Task objective
Reply with the count of lines holding "chart", nothing more.

Recorded information
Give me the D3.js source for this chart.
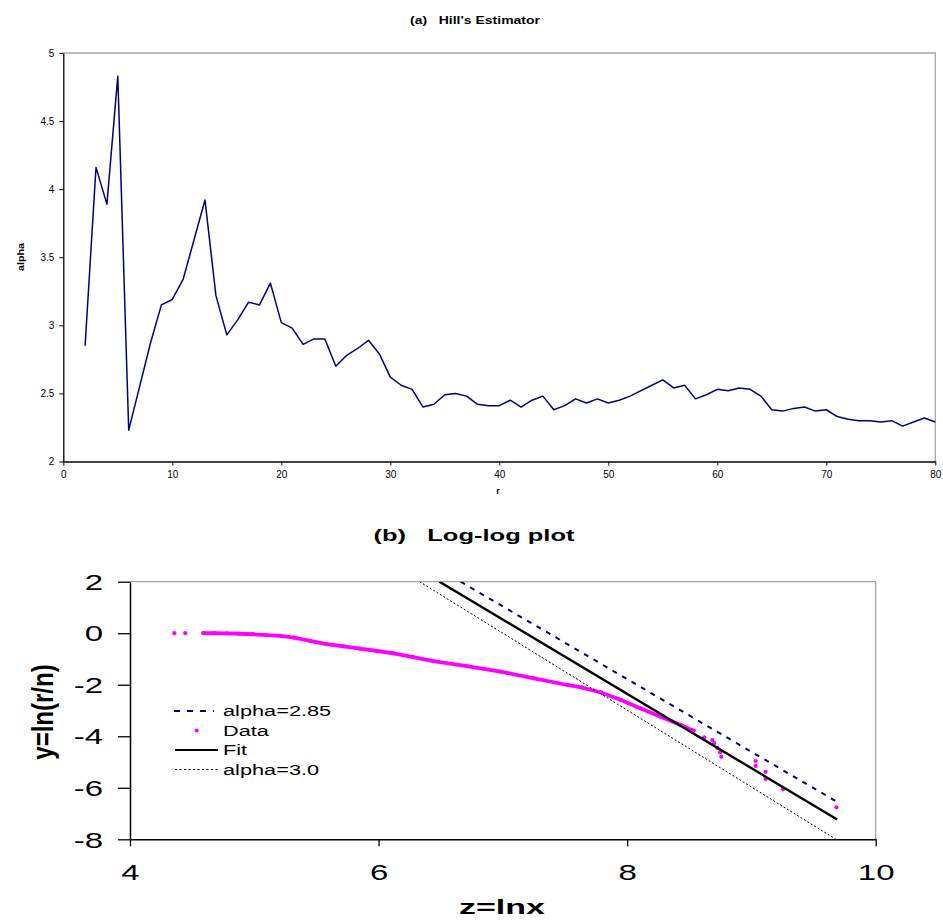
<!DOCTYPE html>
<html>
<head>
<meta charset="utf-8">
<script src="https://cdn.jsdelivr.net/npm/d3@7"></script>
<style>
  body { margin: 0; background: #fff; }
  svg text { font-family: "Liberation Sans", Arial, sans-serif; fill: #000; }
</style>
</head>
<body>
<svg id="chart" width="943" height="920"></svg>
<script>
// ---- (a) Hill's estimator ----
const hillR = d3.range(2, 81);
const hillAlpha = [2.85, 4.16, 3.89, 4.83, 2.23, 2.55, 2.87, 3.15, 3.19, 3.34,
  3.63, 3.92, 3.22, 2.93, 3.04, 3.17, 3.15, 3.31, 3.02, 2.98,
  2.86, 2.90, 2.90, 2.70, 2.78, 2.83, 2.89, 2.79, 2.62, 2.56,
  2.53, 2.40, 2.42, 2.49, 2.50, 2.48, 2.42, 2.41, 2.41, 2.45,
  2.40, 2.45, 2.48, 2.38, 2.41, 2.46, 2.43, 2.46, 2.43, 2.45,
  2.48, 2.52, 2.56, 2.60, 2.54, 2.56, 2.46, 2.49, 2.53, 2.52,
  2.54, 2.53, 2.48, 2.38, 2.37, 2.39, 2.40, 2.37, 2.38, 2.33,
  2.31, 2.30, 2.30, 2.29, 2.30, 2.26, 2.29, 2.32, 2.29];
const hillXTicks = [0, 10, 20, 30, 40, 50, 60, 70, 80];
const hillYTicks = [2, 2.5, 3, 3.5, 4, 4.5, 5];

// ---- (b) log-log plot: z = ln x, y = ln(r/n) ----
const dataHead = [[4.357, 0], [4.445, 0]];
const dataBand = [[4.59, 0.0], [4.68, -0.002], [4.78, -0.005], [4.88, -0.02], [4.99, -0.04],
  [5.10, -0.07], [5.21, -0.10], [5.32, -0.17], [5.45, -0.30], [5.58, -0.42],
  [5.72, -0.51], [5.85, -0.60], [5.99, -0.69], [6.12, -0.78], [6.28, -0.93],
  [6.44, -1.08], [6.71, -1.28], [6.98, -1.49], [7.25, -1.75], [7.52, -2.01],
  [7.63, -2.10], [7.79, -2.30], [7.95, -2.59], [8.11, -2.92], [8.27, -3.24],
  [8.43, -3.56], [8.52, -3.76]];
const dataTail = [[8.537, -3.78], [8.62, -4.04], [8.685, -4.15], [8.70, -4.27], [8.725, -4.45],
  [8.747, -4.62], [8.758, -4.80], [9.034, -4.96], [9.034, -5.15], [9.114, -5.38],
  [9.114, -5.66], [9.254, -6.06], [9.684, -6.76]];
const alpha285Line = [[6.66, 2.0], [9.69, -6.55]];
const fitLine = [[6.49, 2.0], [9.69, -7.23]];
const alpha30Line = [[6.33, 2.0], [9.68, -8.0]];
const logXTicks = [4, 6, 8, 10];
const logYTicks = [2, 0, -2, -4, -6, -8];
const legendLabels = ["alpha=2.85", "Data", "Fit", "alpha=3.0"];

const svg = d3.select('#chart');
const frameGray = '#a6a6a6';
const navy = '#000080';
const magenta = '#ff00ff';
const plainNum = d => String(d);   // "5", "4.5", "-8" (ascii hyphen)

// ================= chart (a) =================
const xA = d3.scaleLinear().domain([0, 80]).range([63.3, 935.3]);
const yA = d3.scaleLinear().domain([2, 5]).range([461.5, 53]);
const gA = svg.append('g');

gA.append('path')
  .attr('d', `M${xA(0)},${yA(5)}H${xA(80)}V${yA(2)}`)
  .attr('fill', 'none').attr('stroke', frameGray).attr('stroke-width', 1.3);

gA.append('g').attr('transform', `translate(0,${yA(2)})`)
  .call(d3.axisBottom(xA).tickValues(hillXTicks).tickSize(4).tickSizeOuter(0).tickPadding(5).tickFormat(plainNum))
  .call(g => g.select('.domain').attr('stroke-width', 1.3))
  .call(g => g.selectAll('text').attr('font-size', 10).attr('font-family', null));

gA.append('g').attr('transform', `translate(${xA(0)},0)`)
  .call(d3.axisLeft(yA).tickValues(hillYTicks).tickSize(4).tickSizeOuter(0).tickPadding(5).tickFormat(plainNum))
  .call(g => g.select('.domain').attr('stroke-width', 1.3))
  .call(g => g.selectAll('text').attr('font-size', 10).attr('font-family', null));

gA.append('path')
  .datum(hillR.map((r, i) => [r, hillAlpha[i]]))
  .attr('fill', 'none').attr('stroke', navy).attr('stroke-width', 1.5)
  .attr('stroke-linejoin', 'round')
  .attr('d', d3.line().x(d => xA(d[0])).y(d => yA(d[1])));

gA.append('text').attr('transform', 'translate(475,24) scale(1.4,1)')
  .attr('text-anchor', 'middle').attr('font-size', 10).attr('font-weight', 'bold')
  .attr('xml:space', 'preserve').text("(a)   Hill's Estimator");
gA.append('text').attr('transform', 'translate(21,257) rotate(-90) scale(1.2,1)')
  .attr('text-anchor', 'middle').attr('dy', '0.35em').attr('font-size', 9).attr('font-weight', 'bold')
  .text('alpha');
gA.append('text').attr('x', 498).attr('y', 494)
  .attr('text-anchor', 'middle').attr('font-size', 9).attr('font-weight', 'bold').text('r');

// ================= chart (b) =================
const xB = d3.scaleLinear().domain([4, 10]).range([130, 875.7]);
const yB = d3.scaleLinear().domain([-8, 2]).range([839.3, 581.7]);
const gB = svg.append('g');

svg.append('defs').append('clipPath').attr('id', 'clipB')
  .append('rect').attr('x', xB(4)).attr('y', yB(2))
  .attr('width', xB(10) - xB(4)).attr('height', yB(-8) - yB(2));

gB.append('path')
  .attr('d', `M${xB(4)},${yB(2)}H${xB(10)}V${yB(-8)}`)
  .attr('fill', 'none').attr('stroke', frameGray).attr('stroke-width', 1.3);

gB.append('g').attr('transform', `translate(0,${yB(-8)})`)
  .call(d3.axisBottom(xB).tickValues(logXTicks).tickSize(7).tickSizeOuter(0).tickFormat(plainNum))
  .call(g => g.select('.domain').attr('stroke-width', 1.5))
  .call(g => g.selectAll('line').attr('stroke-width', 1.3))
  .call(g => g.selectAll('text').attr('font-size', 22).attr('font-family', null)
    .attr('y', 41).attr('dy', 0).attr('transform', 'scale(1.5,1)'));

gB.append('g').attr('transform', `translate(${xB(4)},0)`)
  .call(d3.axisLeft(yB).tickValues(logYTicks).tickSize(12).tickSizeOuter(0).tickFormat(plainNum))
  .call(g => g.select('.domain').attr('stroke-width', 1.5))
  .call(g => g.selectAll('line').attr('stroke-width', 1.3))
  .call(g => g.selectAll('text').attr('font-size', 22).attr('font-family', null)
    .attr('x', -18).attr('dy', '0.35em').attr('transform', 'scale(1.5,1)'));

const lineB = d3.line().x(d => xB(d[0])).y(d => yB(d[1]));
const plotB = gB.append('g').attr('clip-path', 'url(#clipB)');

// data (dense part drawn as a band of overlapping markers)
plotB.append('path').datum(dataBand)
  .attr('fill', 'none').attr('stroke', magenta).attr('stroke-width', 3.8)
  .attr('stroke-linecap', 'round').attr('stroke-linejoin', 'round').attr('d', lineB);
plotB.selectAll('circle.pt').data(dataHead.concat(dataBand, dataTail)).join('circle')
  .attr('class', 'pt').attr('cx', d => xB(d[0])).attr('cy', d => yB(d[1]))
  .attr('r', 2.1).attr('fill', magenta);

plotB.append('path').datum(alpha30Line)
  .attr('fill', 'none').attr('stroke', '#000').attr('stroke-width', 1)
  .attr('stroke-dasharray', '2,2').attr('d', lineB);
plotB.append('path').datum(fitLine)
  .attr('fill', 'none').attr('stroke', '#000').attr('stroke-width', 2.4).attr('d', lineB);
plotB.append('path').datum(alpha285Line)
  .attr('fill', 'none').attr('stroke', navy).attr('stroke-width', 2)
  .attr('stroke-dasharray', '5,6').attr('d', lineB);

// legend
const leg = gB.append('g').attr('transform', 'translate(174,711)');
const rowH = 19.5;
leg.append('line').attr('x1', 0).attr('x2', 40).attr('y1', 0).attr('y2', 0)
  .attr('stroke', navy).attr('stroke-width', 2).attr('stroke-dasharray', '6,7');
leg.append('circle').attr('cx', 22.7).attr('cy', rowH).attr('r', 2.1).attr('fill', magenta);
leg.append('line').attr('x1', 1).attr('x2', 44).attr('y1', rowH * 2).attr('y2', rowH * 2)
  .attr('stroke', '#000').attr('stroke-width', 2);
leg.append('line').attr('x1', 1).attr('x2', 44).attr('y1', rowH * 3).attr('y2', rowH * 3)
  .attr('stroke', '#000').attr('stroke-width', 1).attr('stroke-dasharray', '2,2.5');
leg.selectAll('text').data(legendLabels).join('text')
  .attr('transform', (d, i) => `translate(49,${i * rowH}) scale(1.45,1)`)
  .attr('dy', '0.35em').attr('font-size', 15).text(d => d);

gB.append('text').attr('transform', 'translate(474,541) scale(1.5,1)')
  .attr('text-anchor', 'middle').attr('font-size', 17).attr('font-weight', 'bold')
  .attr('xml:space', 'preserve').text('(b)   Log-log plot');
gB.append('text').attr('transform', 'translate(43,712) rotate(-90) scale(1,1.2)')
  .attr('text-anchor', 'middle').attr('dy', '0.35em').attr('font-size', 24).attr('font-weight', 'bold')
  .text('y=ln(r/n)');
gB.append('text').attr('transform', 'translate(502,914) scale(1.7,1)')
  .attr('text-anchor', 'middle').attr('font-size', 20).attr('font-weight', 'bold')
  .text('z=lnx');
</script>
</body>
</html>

Reply to the task
5